■ GOAL OF THE EXERCISE
Leaving out every picture, retype the lines below from the top through the one that contains "const snrDb = d3.range(-20, 20.25, 0.5);".

■ COLLECTED DATA
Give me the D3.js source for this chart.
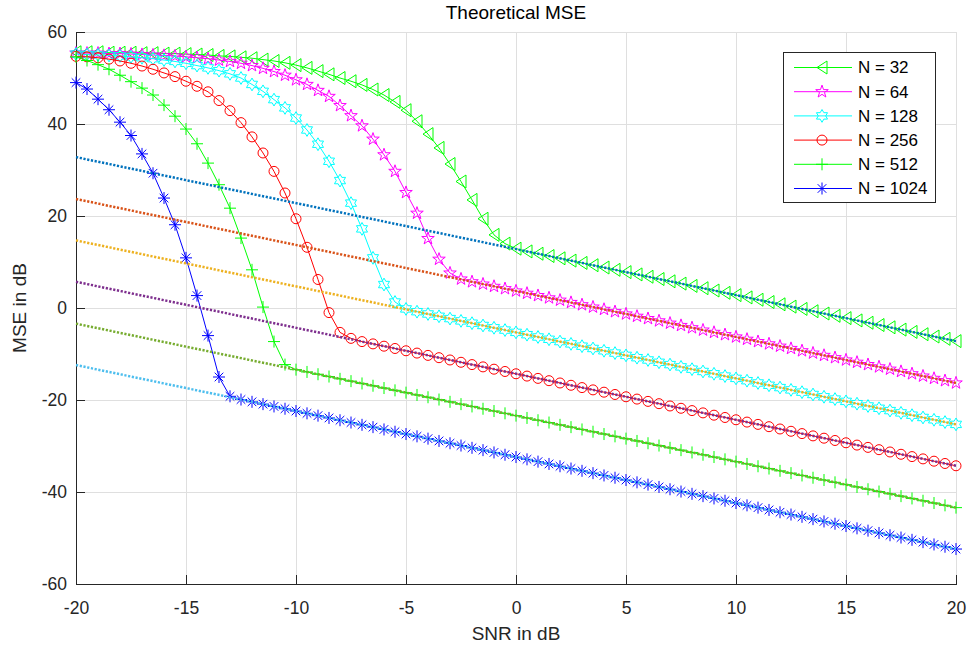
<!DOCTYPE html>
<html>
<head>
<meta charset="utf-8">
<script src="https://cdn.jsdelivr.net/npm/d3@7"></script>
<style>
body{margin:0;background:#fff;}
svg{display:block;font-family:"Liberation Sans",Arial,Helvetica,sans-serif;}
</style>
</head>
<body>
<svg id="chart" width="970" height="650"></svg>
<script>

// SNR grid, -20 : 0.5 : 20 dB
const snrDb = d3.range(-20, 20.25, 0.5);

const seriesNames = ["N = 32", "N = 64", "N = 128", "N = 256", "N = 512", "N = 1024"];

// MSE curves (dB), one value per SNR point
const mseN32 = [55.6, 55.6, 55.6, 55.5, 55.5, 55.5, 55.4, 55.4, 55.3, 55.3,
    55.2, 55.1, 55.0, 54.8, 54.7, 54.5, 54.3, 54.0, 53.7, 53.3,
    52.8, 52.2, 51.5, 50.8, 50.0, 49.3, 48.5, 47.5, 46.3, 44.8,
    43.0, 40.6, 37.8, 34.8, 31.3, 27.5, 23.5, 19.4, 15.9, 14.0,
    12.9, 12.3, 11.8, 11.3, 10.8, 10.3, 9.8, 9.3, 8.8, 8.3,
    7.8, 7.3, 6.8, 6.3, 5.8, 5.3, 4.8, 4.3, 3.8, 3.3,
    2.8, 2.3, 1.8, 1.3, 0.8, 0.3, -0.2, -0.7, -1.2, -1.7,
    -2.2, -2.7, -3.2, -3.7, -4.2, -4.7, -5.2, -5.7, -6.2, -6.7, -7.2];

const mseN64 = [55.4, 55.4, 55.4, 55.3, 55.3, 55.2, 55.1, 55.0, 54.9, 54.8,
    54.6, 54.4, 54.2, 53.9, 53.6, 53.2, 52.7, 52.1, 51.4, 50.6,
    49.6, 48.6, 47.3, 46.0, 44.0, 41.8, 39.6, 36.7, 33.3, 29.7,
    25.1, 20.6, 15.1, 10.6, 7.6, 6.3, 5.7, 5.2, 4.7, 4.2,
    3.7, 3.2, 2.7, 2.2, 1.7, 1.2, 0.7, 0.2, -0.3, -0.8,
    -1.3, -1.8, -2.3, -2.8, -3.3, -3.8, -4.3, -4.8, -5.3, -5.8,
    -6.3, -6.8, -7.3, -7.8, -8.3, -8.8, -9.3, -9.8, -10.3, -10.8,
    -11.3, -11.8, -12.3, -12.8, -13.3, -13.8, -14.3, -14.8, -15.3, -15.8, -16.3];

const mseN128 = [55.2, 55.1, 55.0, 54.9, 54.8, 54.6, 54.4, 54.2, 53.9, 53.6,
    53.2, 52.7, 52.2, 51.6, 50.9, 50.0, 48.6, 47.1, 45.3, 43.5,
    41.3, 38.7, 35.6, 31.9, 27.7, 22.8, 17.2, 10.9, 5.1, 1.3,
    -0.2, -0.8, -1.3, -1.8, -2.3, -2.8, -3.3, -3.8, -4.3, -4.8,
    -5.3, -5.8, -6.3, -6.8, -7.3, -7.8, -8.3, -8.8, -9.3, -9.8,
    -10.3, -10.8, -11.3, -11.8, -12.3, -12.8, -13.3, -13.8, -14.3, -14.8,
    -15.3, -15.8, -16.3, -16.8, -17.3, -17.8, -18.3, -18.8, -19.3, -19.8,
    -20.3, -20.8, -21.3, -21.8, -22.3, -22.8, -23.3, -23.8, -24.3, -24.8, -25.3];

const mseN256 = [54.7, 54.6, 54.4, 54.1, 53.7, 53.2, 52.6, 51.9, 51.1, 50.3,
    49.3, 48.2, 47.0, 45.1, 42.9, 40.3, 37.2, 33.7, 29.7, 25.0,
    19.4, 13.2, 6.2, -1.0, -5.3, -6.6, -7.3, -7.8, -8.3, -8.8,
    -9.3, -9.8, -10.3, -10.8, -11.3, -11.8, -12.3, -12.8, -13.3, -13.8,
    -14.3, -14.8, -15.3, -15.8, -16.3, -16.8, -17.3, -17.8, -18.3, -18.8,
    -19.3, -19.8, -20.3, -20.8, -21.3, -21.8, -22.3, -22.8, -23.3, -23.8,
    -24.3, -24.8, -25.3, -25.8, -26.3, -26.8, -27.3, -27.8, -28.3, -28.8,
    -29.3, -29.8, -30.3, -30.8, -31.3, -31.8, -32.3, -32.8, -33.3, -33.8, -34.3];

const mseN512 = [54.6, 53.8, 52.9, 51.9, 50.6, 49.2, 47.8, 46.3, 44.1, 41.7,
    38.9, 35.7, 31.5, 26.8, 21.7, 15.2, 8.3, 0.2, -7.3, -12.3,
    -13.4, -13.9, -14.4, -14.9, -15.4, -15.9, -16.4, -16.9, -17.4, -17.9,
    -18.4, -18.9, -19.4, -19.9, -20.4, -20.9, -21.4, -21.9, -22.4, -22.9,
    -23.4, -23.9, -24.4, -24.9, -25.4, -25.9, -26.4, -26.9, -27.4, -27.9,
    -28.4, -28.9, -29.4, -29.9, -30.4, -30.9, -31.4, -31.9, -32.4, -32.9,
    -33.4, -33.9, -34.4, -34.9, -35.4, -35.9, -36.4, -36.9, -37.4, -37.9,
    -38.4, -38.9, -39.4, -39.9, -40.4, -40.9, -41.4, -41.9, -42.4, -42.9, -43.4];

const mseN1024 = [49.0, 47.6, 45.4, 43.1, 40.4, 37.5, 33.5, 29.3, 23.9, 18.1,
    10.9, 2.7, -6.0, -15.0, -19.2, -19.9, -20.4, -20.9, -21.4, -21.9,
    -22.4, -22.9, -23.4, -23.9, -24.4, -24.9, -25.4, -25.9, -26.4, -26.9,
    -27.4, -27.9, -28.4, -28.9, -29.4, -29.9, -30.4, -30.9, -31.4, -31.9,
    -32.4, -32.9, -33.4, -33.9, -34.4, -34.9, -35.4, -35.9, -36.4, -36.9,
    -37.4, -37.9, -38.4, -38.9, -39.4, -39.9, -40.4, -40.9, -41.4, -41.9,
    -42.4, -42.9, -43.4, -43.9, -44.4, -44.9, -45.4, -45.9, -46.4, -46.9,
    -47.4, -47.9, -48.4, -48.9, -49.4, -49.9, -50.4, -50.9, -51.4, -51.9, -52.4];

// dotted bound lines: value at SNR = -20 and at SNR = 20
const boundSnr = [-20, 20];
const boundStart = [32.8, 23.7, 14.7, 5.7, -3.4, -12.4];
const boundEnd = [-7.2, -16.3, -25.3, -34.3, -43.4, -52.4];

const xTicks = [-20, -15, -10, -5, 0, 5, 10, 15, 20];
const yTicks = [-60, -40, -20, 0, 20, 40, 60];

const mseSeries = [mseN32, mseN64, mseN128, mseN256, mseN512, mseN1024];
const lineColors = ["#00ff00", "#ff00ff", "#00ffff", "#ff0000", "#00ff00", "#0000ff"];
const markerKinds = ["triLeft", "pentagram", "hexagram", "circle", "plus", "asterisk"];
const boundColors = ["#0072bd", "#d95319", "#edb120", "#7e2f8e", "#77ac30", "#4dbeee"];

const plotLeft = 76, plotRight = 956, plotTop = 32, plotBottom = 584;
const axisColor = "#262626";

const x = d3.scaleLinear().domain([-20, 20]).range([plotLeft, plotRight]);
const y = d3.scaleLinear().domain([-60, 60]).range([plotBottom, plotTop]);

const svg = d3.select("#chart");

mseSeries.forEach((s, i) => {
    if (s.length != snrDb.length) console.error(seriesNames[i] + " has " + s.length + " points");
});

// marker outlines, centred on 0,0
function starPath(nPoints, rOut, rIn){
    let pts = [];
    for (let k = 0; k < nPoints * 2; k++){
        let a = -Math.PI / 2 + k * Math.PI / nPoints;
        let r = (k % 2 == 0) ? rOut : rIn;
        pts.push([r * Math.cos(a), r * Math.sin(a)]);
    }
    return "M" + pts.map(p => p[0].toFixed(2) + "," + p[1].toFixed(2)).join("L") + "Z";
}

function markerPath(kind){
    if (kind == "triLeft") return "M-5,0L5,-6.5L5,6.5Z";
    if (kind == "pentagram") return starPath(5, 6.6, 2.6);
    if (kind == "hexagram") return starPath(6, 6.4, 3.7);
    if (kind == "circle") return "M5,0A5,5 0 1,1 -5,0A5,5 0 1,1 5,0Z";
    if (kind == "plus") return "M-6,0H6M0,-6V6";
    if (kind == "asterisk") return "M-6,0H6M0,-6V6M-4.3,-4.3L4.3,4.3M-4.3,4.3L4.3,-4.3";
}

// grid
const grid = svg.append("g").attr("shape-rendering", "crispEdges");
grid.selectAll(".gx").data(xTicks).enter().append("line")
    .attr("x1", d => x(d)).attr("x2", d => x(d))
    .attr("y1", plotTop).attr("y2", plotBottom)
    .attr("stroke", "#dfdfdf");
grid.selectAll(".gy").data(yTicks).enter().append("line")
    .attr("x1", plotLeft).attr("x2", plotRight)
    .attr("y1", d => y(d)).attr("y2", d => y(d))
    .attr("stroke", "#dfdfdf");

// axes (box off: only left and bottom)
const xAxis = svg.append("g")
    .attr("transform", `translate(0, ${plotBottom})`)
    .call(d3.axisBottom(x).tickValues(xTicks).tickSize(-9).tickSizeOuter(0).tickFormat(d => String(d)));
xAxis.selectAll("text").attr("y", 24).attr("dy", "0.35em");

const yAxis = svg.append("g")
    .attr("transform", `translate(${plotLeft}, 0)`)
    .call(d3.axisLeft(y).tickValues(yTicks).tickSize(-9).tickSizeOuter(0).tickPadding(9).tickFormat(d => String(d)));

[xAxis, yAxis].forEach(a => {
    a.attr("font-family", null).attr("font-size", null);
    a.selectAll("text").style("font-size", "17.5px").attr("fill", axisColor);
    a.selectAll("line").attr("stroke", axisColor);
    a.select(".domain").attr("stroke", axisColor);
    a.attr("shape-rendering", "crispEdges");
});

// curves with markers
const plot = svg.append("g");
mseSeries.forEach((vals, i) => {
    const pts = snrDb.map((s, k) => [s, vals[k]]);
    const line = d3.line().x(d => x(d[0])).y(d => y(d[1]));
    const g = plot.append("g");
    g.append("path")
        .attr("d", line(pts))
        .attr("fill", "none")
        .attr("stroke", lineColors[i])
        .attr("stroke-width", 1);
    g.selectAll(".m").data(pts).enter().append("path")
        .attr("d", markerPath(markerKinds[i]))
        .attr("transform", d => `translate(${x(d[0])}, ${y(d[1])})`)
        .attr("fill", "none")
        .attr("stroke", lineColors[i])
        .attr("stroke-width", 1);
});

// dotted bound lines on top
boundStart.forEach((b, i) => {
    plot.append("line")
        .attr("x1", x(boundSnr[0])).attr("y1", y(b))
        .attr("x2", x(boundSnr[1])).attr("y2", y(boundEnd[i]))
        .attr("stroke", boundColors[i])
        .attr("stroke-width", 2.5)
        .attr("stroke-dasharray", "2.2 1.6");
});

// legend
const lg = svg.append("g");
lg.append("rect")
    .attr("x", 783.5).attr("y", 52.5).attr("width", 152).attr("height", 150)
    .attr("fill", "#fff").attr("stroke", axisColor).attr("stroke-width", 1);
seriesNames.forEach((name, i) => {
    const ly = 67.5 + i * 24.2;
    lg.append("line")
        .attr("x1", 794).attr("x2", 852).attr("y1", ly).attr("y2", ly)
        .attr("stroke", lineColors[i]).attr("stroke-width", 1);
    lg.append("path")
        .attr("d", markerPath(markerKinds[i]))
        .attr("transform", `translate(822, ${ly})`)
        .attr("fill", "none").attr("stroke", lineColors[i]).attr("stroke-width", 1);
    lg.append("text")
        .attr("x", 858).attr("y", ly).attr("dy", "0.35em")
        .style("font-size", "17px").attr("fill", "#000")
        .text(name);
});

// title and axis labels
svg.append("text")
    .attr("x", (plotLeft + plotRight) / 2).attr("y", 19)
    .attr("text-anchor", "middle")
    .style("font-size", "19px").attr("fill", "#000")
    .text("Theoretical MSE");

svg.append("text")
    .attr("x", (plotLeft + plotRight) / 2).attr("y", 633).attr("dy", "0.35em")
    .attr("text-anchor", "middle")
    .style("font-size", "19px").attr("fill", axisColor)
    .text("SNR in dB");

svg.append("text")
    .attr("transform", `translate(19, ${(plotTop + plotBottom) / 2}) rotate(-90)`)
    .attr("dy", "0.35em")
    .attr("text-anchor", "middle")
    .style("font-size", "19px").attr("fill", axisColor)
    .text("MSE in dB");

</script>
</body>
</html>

■ FINISHED EXERCISE
Give me the D3.js source for this chart.
<!DOCTYPE html>
<html>
<head>
<meta charset="utf-8">
<script src="https://cdn.jsdelivr.net/npm/d3@7"></script>
<style>
body{margin:0;background:#fff;}
svg{display:block;font-family:"Liberation Sans",Arial,Helvetica,sans-serif;}
</style>
</head>
<body>
<svg id="chart" width="970" height="650"></svg>
<script>

// SNR grid, -20 : 0.5 : 20 dB
const snrDb = d3.range(-20, 20.25, 0.5);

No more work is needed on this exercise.